• _Exercise_
Using the listing below, extract each line that has the word "this" in it.

• _Data listing_
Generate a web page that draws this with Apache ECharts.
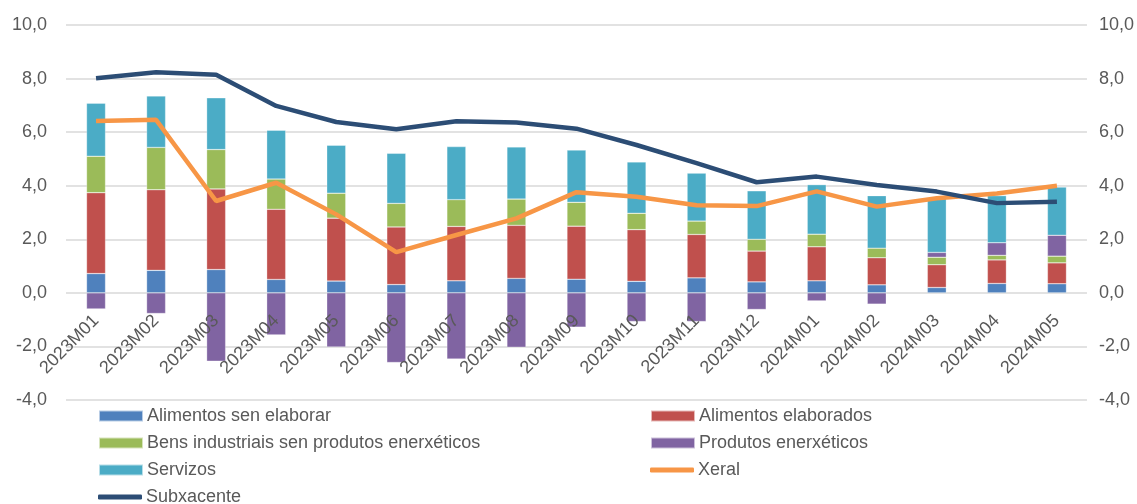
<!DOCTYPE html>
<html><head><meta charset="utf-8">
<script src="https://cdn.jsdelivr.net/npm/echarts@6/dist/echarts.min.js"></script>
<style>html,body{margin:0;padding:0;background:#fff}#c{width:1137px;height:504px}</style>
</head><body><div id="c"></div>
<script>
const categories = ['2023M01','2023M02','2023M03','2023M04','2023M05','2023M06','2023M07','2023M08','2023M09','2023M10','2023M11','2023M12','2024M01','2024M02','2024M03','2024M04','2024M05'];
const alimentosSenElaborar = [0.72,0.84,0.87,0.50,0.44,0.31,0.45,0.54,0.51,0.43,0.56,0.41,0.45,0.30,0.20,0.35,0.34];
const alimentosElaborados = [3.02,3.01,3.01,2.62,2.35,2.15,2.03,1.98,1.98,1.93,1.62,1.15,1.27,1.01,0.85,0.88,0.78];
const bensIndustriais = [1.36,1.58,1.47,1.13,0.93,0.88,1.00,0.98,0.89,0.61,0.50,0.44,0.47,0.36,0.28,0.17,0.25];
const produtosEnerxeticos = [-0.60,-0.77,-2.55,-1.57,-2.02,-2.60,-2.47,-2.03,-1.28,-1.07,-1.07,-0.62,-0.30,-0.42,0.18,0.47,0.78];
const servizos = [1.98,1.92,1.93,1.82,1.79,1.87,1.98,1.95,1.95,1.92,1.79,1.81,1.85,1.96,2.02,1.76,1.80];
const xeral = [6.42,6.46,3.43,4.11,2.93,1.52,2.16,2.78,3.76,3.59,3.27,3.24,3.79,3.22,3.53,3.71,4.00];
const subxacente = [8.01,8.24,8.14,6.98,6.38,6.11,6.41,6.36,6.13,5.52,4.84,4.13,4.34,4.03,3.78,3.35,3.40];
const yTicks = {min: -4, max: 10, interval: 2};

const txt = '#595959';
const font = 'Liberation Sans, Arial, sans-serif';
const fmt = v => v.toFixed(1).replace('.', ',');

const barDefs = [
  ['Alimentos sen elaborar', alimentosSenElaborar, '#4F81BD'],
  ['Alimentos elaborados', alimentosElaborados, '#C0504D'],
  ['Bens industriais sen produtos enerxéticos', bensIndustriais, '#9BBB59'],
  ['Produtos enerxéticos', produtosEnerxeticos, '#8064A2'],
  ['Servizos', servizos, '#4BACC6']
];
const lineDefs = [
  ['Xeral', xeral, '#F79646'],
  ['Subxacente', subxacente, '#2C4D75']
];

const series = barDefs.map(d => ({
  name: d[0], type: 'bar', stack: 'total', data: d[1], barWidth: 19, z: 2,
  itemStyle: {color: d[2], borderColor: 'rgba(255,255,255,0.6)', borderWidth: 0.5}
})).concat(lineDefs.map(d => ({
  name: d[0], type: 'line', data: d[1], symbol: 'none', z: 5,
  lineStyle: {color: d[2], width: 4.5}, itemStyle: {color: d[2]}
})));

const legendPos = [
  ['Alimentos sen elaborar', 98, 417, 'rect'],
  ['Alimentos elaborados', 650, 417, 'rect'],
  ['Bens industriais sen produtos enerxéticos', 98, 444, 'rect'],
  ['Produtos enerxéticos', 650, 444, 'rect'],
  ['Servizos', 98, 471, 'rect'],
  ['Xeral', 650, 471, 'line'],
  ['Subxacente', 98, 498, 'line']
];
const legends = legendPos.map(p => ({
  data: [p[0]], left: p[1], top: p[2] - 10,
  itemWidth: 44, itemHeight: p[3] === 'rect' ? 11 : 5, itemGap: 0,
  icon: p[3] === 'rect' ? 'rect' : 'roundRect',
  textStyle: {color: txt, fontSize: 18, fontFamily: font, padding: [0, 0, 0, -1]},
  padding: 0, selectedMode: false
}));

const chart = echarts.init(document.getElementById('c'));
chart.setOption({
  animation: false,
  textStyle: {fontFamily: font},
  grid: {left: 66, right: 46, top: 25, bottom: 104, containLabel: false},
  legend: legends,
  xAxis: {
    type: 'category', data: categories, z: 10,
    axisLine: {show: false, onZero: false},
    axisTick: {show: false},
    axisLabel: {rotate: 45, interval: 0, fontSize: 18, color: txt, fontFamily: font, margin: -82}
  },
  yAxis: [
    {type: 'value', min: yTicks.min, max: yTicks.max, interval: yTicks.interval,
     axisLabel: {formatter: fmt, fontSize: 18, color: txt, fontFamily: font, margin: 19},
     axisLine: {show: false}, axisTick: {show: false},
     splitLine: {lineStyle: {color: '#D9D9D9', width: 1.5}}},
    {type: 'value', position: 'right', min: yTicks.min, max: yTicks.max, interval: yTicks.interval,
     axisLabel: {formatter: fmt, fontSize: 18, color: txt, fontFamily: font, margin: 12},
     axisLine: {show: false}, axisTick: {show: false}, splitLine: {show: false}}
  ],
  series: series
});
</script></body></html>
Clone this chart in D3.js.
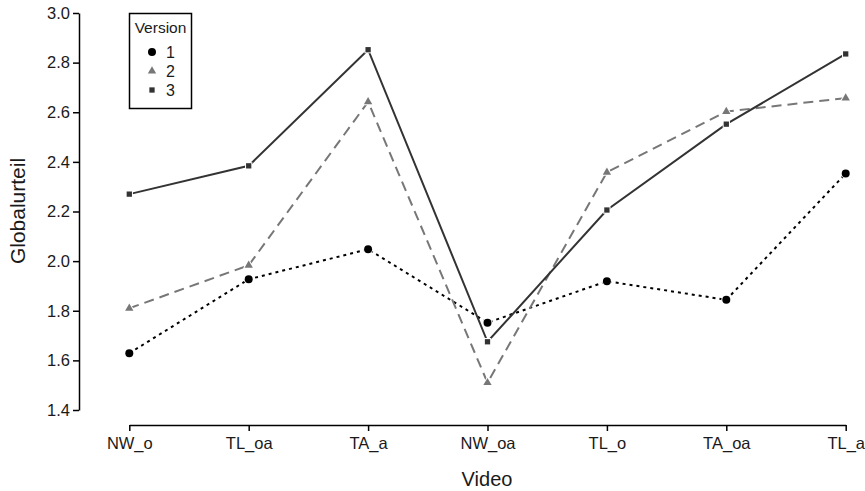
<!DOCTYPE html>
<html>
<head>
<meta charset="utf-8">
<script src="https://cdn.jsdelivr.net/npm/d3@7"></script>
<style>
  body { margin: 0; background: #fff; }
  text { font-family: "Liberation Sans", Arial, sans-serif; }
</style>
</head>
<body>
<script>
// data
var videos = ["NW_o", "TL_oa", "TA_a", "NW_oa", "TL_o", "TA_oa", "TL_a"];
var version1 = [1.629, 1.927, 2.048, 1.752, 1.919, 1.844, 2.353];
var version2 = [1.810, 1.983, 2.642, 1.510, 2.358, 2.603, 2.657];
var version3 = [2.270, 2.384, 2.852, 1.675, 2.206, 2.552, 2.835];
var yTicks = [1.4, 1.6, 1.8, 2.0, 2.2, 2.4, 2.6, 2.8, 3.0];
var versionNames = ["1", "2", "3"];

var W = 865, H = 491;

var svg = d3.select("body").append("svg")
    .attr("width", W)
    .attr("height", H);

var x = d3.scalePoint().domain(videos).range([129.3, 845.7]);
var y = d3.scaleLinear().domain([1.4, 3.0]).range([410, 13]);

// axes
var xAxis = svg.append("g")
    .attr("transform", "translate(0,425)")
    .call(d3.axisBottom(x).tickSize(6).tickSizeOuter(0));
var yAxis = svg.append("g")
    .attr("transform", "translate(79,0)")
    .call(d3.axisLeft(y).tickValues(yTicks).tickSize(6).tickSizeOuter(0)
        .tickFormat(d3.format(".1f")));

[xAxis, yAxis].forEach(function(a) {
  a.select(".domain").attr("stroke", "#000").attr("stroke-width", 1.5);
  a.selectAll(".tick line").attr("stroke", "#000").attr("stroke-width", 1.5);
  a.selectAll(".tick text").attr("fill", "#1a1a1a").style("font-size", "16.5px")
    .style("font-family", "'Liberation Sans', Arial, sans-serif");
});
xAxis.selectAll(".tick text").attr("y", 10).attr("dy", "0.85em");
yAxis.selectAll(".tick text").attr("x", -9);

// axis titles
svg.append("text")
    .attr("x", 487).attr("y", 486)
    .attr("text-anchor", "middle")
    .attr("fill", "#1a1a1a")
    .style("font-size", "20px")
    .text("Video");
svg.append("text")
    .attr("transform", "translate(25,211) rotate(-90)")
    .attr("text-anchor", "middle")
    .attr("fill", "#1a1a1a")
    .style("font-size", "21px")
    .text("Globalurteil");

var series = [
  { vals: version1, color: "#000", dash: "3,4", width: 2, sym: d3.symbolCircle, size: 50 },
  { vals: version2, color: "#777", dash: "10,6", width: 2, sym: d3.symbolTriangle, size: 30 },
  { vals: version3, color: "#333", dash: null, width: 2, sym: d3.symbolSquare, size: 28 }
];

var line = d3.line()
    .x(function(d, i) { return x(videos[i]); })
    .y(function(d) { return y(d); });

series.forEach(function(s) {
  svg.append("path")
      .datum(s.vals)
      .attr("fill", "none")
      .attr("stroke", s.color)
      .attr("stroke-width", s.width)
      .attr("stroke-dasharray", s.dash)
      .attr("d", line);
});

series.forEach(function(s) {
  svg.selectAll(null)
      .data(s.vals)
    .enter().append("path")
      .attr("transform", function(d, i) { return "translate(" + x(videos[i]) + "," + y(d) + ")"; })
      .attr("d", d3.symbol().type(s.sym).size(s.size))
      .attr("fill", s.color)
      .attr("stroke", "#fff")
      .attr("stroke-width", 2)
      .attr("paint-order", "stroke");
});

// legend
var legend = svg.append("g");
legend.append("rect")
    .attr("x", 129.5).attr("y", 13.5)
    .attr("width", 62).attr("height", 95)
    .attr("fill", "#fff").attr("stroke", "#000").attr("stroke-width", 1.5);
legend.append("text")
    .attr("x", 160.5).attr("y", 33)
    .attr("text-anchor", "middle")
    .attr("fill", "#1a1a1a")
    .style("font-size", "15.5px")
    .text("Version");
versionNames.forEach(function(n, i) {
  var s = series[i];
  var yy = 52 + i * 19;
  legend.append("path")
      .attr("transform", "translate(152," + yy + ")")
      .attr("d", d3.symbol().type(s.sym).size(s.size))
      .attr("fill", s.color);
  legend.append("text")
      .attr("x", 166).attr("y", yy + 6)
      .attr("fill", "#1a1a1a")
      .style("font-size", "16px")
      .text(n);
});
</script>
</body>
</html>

• _Full answer_
Generate a web page that draws this with Apache ECharts.
Clone this chart in D3.js.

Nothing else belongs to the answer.